Start TASK DATA

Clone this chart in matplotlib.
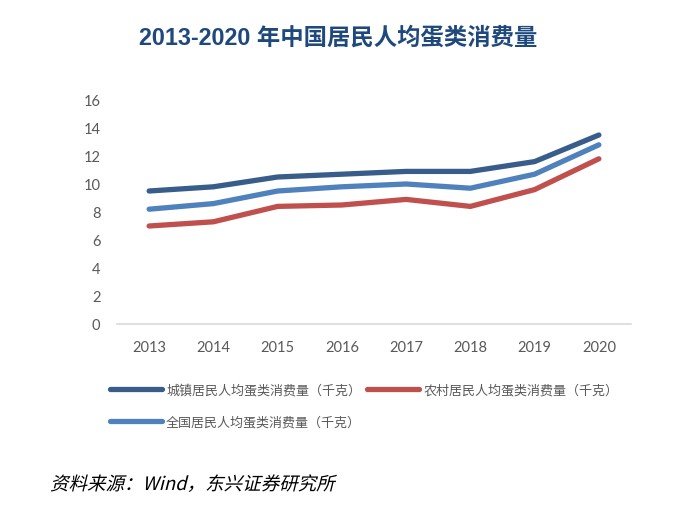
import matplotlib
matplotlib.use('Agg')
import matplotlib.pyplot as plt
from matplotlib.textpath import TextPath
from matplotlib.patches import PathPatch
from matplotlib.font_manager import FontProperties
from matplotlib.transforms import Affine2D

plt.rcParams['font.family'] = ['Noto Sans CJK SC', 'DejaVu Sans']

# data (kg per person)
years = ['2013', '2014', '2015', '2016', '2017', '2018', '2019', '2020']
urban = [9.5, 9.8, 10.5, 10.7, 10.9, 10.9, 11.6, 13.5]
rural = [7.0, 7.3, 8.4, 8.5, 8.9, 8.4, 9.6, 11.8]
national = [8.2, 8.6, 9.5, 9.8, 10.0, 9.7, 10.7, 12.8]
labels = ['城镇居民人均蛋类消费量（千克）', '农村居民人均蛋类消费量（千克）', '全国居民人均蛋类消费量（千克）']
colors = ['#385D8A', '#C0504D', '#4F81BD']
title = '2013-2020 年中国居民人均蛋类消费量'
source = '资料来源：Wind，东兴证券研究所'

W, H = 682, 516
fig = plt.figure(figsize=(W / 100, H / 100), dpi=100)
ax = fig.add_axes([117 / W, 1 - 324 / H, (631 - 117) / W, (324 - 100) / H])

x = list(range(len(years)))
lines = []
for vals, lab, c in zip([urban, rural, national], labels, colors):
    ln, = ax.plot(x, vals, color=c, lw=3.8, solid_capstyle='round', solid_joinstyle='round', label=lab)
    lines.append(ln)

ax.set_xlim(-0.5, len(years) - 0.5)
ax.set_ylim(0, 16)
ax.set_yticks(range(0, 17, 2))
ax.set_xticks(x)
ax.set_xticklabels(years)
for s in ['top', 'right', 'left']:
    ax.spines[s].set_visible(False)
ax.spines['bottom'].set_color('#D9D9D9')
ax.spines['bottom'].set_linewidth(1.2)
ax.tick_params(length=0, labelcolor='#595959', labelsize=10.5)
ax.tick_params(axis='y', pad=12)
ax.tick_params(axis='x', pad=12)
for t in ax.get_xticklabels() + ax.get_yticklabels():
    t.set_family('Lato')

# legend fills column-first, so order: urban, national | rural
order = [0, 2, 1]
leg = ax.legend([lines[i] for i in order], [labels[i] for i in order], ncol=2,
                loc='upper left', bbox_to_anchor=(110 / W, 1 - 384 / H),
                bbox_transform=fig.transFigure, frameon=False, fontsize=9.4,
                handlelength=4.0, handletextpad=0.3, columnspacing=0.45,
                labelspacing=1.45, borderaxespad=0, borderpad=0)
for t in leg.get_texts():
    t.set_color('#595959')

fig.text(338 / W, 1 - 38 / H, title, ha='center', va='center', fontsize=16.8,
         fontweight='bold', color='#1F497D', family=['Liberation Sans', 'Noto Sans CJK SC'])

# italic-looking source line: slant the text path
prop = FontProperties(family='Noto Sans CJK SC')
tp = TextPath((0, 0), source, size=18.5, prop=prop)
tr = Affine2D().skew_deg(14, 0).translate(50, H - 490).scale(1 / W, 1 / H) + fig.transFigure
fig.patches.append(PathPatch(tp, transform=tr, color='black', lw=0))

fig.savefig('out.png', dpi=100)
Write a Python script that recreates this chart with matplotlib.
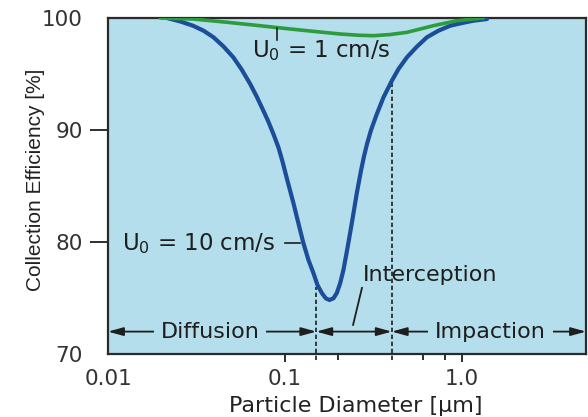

End TASK DATA

WHAT TO WORK ON - Transcribe, from the records above, the first line and every line after it up to and including the line with "plt.rcParams['font.family'] = ['Noto"; omit pictures.

RESULT BELOW -
Clone this chart in matplotlib.
import matplotlib
matplotlib.use('Agg')
import matplotlib.pyplot as plt
from matplotlib.textpath import TextPath
from matplotlib.patches import PathPatch
from matplotlib.font_manager import FontProperties
from matplotlib.transforms import Affine2D

plt.rcParams['font.family'] = ['Noto Sans CJK SC', 'DejaVu Sans']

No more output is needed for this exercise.